En conclusion, je dirai que la perspective ouverte par le métissage déborde de beaucoup la simple question des origines individuelles. C’est une posture ouverte sur la mondialité, sur le divers et le commun que cette mondialité recèle potentiellement. Le commun n’est jamais un pur « donné ». Il est toujours à trouver, en gardant la modestie de se dire que nous ne le trouverons jamais que de manière partielle et inachevée.

La mondialité ne renvoie pas, contrairement à ce qu’affirme Beck, à la finitude, mais à l’inachèvement.
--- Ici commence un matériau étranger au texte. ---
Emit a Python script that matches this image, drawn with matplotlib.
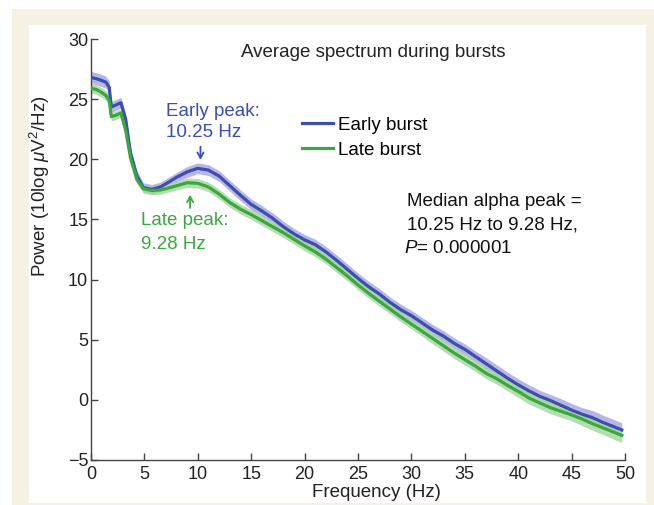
import matplotlib.pyplot as plt
import numpy as np

plt.rcParams['font.family'] = ['Liberation Sans', 'DejaVu Sans']
plt.rcParams['mathtext.fontset'] = 'custom'
plt.rcParams['mathtext.rm'] = 'Liberation Sans'
plt.rcParams['mathtext.it'] = 'Liberation Sans:italic'

# Fréquences (Hz) et puissance moyenne (10log uV2/Hz)
freq = [0, 0.5, 1, 1.4, 1.7, 1.9, 2.3, 2.8, 3.25, 3.7, 4.3, 4.9, 5.7, 6.5,
        7, 8, 9, 10, 11, 12, 13, 14, 15, 16, 17, 18, 19, 20, 21, 22, 23, 24,
        25, 26, 27, 28, 29, 30, 31, 32, 33, 34, 35, 36, 37, 38, 39, 40, 41,
        42, 43, 44, 45, 46, 47, 48, 49, 49.7]

early = [26.8, 26.7, 26.55, 26.4, 26.0, 24.35, 24.5, 24.7, 23.3, 20.5, 18.6, 17.65, 17.5, 17.7,
         17.95, 18.5, 18.95, 19.25, 19.1, 18.6, 17.8, 17.0, 16.25, 15.7, 15.1, 14.4, 13.8, 13.3,
         12.9, 12.3, 11.6, 10.85, 10.1, 9.4, 8.8, 8.1, 7.5, 7.0, 6.4, 5.8, 5.3, 4.7, 4.2, 3.6,
         3.0, 2.4, 1.8, 1.25, 0.75, 0.3, -0.05, -0.45, -0.85, -1.2, -1.5, -1.9, -2.25, -2.5]

late = [25.9, 25.8, 25.55, 25.3, 24.9, 23.55, 23.65, 23.85, 22.4, 20.1, 18.3, 17.55, 17.4, 17.45,
        17.55, 17.8, 18.05, 18.0, 17.7, 17.1, 16.4, 15.85, 15.4, 14.9, 14.4, 13.9, 13.35, 12.8,
        12.3, 11.7, 11.0, 10.3, 9.55, 8.85, 8.2, 7.55, 6.9, 6.3, 5.7, 5.1, 4.5, 3.9, 3.35, 2.8,
        2.2, 1.75, 1.2, 0.7, 0.15, -0.25, -0.65, -0.95, -1.25, -1.6, -2.0, -2.35, -2.7, -2.95]

# demi-largeur des bandes d'erreur
early_err = [0.5, 0.5, 0.5, 0.5, 0.5, 0.45, 0.45, 0.45, 0.45, 0.45, 0.45, 0.4, 0.4, 0.4,
             0.4, 0.4, 0.45, 0.45, 0.45, 0.45, 0.45, 0.45, 0.45, 0.45, 0.45, 0.45, 0.45, 0.45,
             0.45, 0.45, 0.45, 0.45, 0.45, 0.45, 0.45, 0.45, 0.45, 0.45, 0.45, 0.45, 0.45, 0.45,
             0.45, 0.45, 0.5, 0.5, 0.5, 0.5, 0.5, 0.5, 0.5, 0.55, 0.55, 0.55, 0.6, 0.6, 0.6, 0.6]
late_err = [0.4, 0.4, 0.4, 0.4, 0.4, 0.35, 0.35, 0.35, 0.35, 0.35, 0.35, 0.35, 0.35, 0.35,
            0.35, 0.35, 0.4, 0.4, 0.4, 0.4, 0.4, 0.4, 0.4, 0.4, 0.4, 0.4, 0.4, 0.4,
            0.4, 0.4, 0.4, 0.4, 0.4, 0.4, 0.4, 0.4, 0.4, 0.4, 0.4, 0.45, 0.45, 0.45,
            0.45, 0.45, 0.45, 0.45, 0.45, 0.5, 0.5, 0.5, 0.5, 0.5, 0.5, 0.55, 0.55, 0.55, 0.6, 0.6]

xticks = [0, 5, 10, 15, 20, 25, 30, 35, 40, 45, 50]
yticks = [-5, 0, 5, 10, 15, 20, 25, 30]

blue = '#3d4db3'
blue_band = '#a9abdd'
green = '#3aa83f'
green_band = '#a8d9a2'
FS = 13.5

fig = plt.figure(figsize=(6.54, 5.05), dpi=100)
fig.patch.set_facecolor('white')
# cadre beige autour du panneau blanc
fig.patches.append(plt.Rectangle((12 / 654, 0), 1, 1 - 9 / 505, transform=fig.transFigure,
                                 facecolor='#f5f1e3', edgecolor='none', zorder=-2))
fig.patches.append(plt.Rectangle((29 / 654, 2 / 505), (646 - 29) / 654, (503 - 25) / 505,
                                 transform=fig.transFigure, facecolor='white',
                                 edgecolor='none', zorder=-1))

ax = fig.add_axes([91 / 654, 45 / 505, (625 - 91) / 654, (460 - 39) / 505])
ax.set_facecolor('none')

f = np.array(freq)
e = np.array(early)
l = np.array(late)
ax.fill_between(f, e - np.array(early_err), e + np.array(early_err), color=blue_band,
                alpha=0.85, lw=0, zorder=1)
ax.fill_between(f, l - np.array(late_err), l + np.array(late_err), color=green_band,
                alpha=0.85, lw=0, zorder=2)
ax.plot(f, e, color=blue, lw=2.3, zorder=3, label='Early burst')
ax.plot(f, l, color=green, lw=2.3, zorder=4, label='Late burst')

ax.set_xlim(0, 50)
ax.set_ylim(-5, 30)
ax.set_xticks(xticks)
ax.set_yticks(yticks)
ax.set_yticklabels(['\u22125' if t < 0 else str(t) for t in yticks])
for s in ['top', 'right']:
    ax.spines[s].set_visible(False)
for s in ['left', 'bottom']:
    ax.spines[s].set_color('#444444')
    ax.spines[s].set_linewidth(1.0)
ax.tick_params(direction='in', length=5, width=1, colors='#444444', labelcolor='#222222',
               labelsize=13)
ax.tick_params(axis='x', pad=4)
ax.tick_params(axis='y', pad=2)

ax.set_xlabel('Frequency (Hz)', fontsize=FS, color='#222222')
ax.xaxis.set_label_coords(0.535, -0.056)
ax.set_ylabel('Power (10log $\\mathit{\\mu}$V$^2$/Hz)', fontsize=FS, color='#222222')
ax.yaxis.set_label_coords(-0.073, 0.65)

ax.text(26.4, 28.85, 'Average spectrum during bursts', fontsize=FS, ha='center',
        va='center', color='#222222')

ax.legend(loc='upper left', bbox_to_anchor=(0.395, 0.815), frameon=False, fontsize=FS,
          handlelength=1.65, handletextpad=0.3, labelspacing=0.4, borderpad=0,
          borderaxespad=0)

# annotations des pics
arrow_kw = dict(arrowstyle='->,head_length=0.4,head_width=0.22', lw=1.3,
                shrinkA=0, shrinkB=0)
ax.text(7.0, 24.0, 'Early peak:', fontsize=FS, color=blue, va='center')
ax.text(7.0, 22.2, '10.25 Hz', fontsize=FS, color=blue, va='center')
ax.annotate('', xy=(10.25, 19.95), xytext=(10.25, 21.05),
            arrowprops=dict(color=blue, **arrow_kw))
ax.text(4.7, 14.9, 'Late peak:', fontsize=FS, color=green, va='center')
ax.text(4.7, 12.95, '9.28 Hz', fontsize=FS, color=green, va='center')
ax.annotate('', xy=(9.28, 17.05), xytext=(9.28, 15.95),
            arrowprops=dict(color=green, **arrow_kw))

ax.text(29.6, 16.45, 'Median alpha peak =', fontsize=FS, color='#111111', va='center')
ax.text(29.6, 14.55, '10.25 Hz to 9.28 Hz,', fontsize=FS, color='#111111', va='center')
ax.text(29.3, 12.55, '$P$= 0.000001', fontsize=FS, color='#111111', va='center')

fig.savefig('out.png', dpi=100)
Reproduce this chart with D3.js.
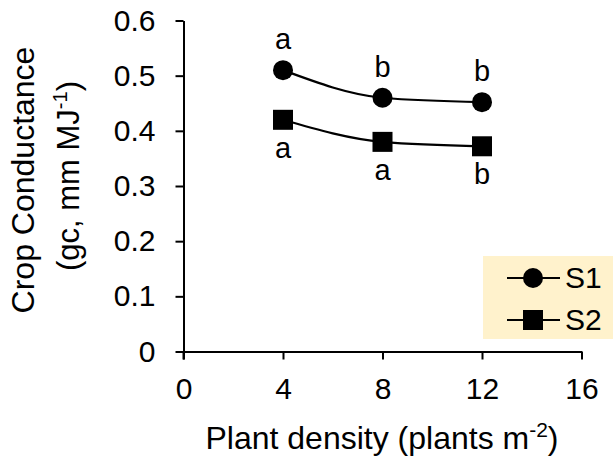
<!DOCTYPE html>
<html>
<head>
<meta charset="utf-8">
<script src="https://cdn.jsdelivr.net/npm/d3@7"></script>
<style>
  body { margin: 0; background: #fff; }
  svg { font-family: Arial, "Liberation Sans", sans-serif; }
  .axis path, .axis line { stroke: #000; stroke-width: 2; }
  .axis text { font-size: 30px; fill: #000; font-family: Arial, "Liberation Sans", sans-serif; }
</style>
</head>
<body>
<svg width="613" height="463"></svg>
<script>
// data
var density = [4, 8, 12];
var s1 = [0.51, 0.46, 0.452];
var s2 = [0.42, 0.38, 0.372];
var s1Letters = ["a", "b", "b"];
var s2Letters = ["a", "a", "b"];
var xTicks = [0, 4, 8, 12, 16];
var yTicks = [0, 0.1, 0.2, 0.3, 0.4, 0.5, 0.6];

var svg = d3.select("svg");

var x = d3.scaleLinear().domain([0, 16]).range([183.5, 581.5]),
    y = d3.scaleLinear().domain([0, 0.6]).range([351.5, 20.5]);

// legend box drawn first, the axis runs over it
var legend = svg.append("g");
legend.append("rect")
    .attr("x", 483).attr("y", 256)
    .attr("width", 140).attr("height", 83)
    .attr("fill", "#fff2cc");

// x axis
svg.append("g")
    .attr("class", "axis")
    .attr("transform", "translate(0," + y(0) + ")")
    .call(d3.axisBottom(x).tickValues(xTicks).tickSize(8).tickSizeOuter(0).tickPadding(18));

// y axis
svg.append("g")
    .attr("class", "axis")
    .attr("transform", "translate(" + x(0) + ",0)")
    .call(d3.axisLeft(y).tickValues(yTicks).tickSize(8).tickSizeOuter(0).tickPadding(20)
      .tickFormat(function(d) { return d === 0 ? "0" : d3.format(".1f")(d); }));

// y axis extends down past the x axis
svg.append("line")
    .attr("x1", x(0)).attr("x2", x(0))
    .attr("y1", y(0)).attr("y2", y(0) + 8)
    .attr("stroke", "#000").attr("stroke-width", 2);

// axis titles
var xt = svg.append("text")
    .attr("x", 382).attr("y", 449)
    .attr("text-anchor", "middle")
    .attr("font-size", 32);
xt.append("tspan").text("Plant density (plants m");
xt.append("tspan").attr("dy", -12).attr("font-size", 21).text("-2");
xt.append("tspan").attr("dy", 12).text(")");

var yt = svg.append("g").attr("transform", "translate(34,180) rotate(-90)");
yt.append("text")
    .attr("text-anchor", "middle")
    .attr("font-size", 32)
    .text("Crop Conductance");
var yt2 = yt.append("text")
    .attr("x", 4)
    .attr("y", 45)
    .attr("text-anchor", "middle")
    .attr("font-size", 31);
yt2.append("tspan").text("(gc, mm MJ");
yt2.append("tspan").attr("dy", -12).attr("font-size", 20).text("-1");
yt2.append("tspan").attr("dy", 12).text(")");

// lines
var line = d3.line()
    .x(function(d) { return x(d[0]); })
    .y(function(d) { return y(d[1]); })
    .curve(d3.curveMonotoneX);

var series = [
  {name: "S1", values: d3.zip(density, s1), letters: s1Letters, shape: "circle", dy: -21},
  {name: "S2", values: d3.zip(density, s2), letters: s2Letters, shape: "square", dy: 38}
];

function marker(g, shape) {
  if (shape === "circle") {
    g.append("circle").attr("r", 10).attr("fill", "#000");
  } else {
    g.append("rect").attr("x", -10).attr("y", -10).attr("width", 20).attr("height", 20).attr("fill", "#000");
  }
}

series.forEach(function(s) {
  svg.append("path")
      .datum(s.values)
      .attr("fill", "none")
      .attr("stroke", "#000")
      .attr("stroke-width", 2.2)
      .attr("d", line);

  svg.selectAll(null)
      .data(s.values)
    .enter().append("g")
      .attr("transform", function(d) { return "translate(" + x(d[0]) + "," + y(d[1]) + ")"; })
      .each(function() { marker(d3.select(this), s.shape); });

  svg.selectAll(null)
      .data(s.values)
    .enter().append("text")
      .attr("x", function(d) { return x(d[0]); })
      .attr("y", function(d) { return y(d[1]) + s.dy; })
      .attr("text-anchor", "middle")
      .attr("font-size", 29)
      .text(function(d, i) { return s.letters[i]; });
});

// legend entries
series.forEach(function(s, i) {
  var ly = 278 + i * 42;
  legend.append("line")
      .attr("x1", 507).attr("x2", 560)
      .attr("y1", ly).attr("y2", ly)
      .attr("stroke", "#000").attr("stroke-width", 2);
  var m = legend.append("g").attr("transform", "translate(533," + ly + ")");
  marker(m, s.shape);
  legend.append("text")
      .attr("x", 565).attr("y", ly + 10)
      .attr("font-size", 30)
      .text(s.name);
});
</script>
</body>
</html>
Du même coup, on peut valablement contester la problématique du « moindre mal », de la peur. Car ce que nous avons face à nous, ce ne sont pas des "risques", mais des tensions dont le risque est l'expression négatrice, celle qui n'offre aucune autre issue que la simple tempérance d'un étirement du présent vers l'avenir, celle qui prétend nous dire que l'histoire est finie, que tout n'est désormais que redondance dont il faut amoindrir les "risques". Le métissage, à l'inverse, est une pure affirmation. C'est à son déploiement, sa force, sa richesse, sa vitalité que la pensée sans perspective, qui reste enfermée dans le capitalisme mondialisé, prise dans une trajectoire déclinante et sans idéal, tente d'opposer "l'un", le non divers, le non mélangé, l'inéluctable, l'alter ego de l'étranger.

La mondialité sera constituée à partir de la reconnaissance égalitaire du divers et de la recherche du commun, ou elle ne parviendra pas à exister, restera un pur accompagnement exotique de la mondialisation.